Citizenfour  Review: Paranoia-Inducing Edward Snowden Revelations
A paranoia-inducing coverage of the events that led to a global scandal of an unprecedented scale, Citizenfour is an informative, revelatory & thoroughly gripping documentary that's narrated in a manner that makes it real easy for viewers to grasp all the complex information it has in store, and discloses the degree to which NSA spying extends in ways that makes you want to erase your digital footprint forever.
“We are building the biggest weapon for oppression in the history of mankind.” — Edward Snowden
A paranoia-inducing coverage of the events that ultimately led to a global scandal of unprecedented scale, Citizenfour documents the silence before the storm that ultimately exposed the secret & illegal surveillance practices that were being perpetrated by the United States intelligence agency on the worldwide platform, all in the name of security.
Winner of Academy Award for Best Documentary, the film chronicles the entire set of events, from the filmmaker receiving encrypted emails from a stranger claiming to possess classified documents about intelligence agencies around the world to the chaos that erupted when the inside information was made public and the person behind the leak, decided to reveal himself.

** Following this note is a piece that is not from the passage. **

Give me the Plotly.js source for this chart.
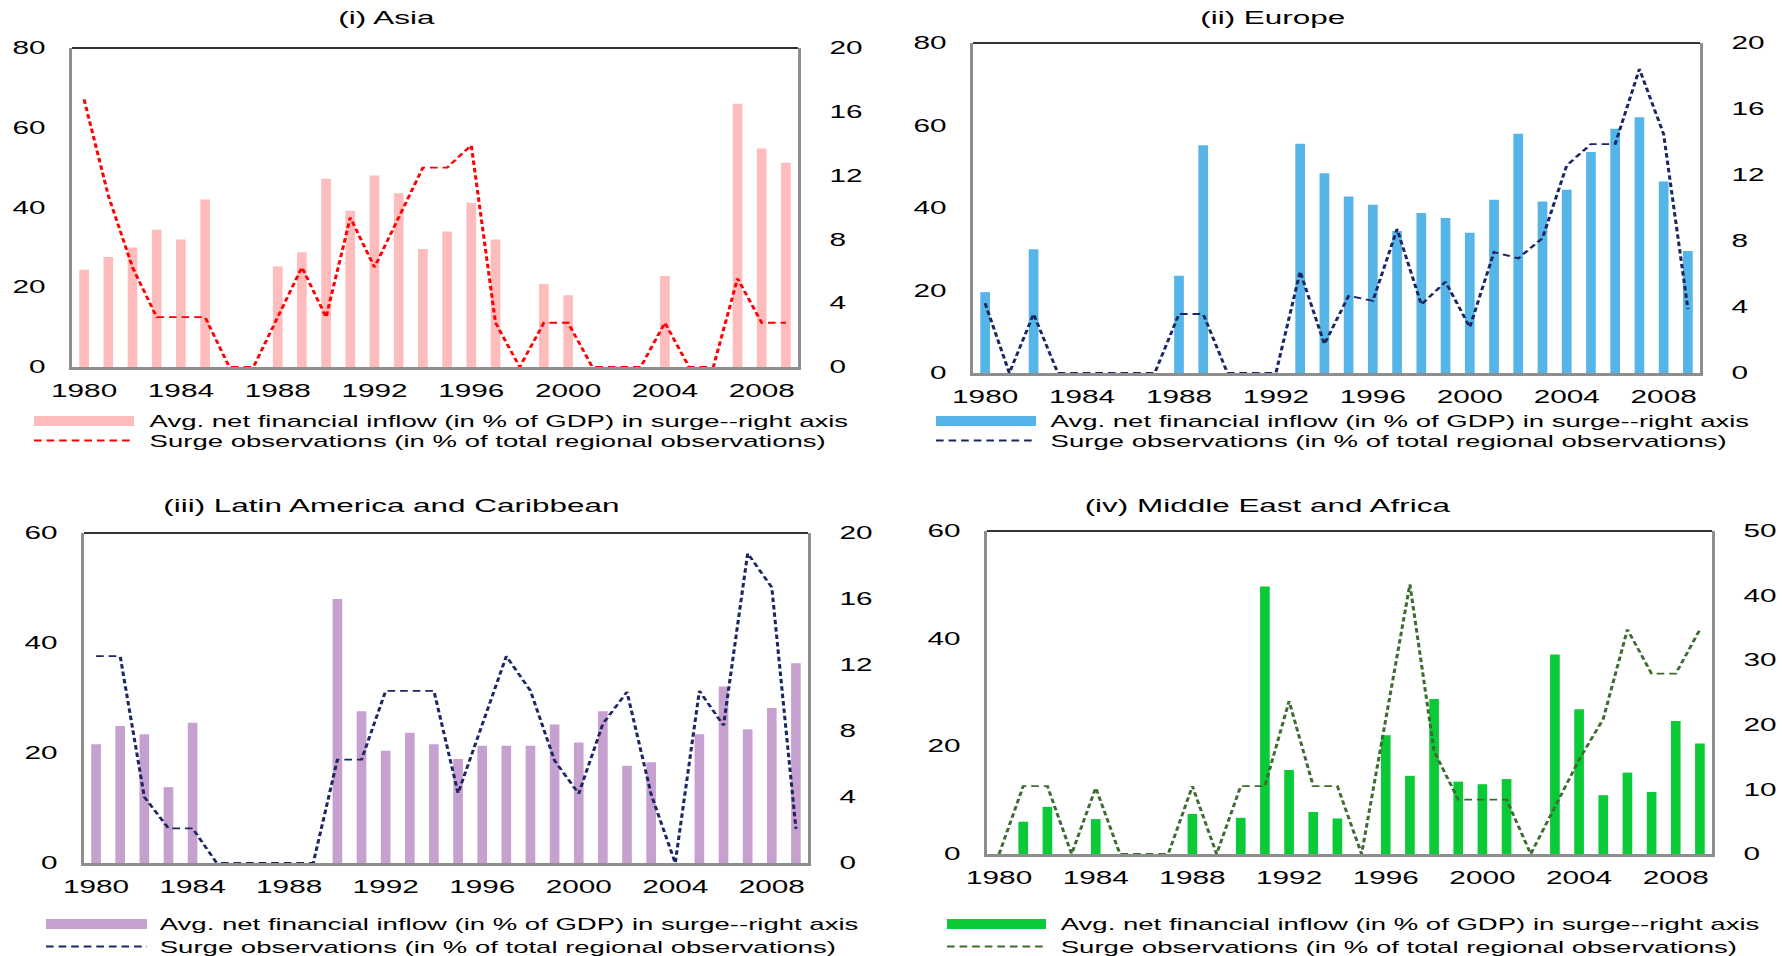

Directed by Laura Poitras, the documentary includes several interviews with the whistleblower Edward Snowden himself, all shot in real time & in his room, and concocts a comprehensive narrative that informs what & how the NSA has been spying on people within & outside the United States for a number of years, while also showcasing just how deep the rabbit hole really goes.
The way all the information is provided keeps things riveting throughout and the exposition comes with such intensity that it brings with itself a sense of paranoia that Snowden himself has been living with since the day he chose to take matters into his own hands. We don’t get a lot of background info on Snowden as Poitras is more interested in when, why & how he did what he did and not who he is.
The film also examines 21st-century lifestyle and how easy it has become to trace anyone’s identity & location through the technologies that are part of our daily lives, and the oppressive situation that develops when people learn that they are being watched. The revelations are as shocking as they are infuriating and it gets even more terrifying when Snowden reveals the ways these data could be used or abused.
Privacy & security has become so endangered today that they are now used as a selling point and advertised as an essential feature on both communication devices & services. It has come down to that. Also, in retrospect, it’s a shame that the media ended up focusing on the man behind the leaks instead of the real issues at hand. 21st-century technology has made people give up their digital footprints willingly but what’s alarming is that few of them don’t even care that someone they didn’t authorize is keeping a track of their whereabouts.
On an overall scale, Citizenfour is an informative, enlightening & utterly engaging documentary that’s structured in a manner that makes it easy for the viewers to grasp all the complex information it has in store and discloses the extent to which this thing goes in ways that make you want to erase your digital existence forever. Sure Snowden was no saint when you learn about his past but what he did and the debates & discussions his actions triggered is something citizens around the world should be grateful for. Definitely, worth your time & money, Citizenfour is must-see cinema.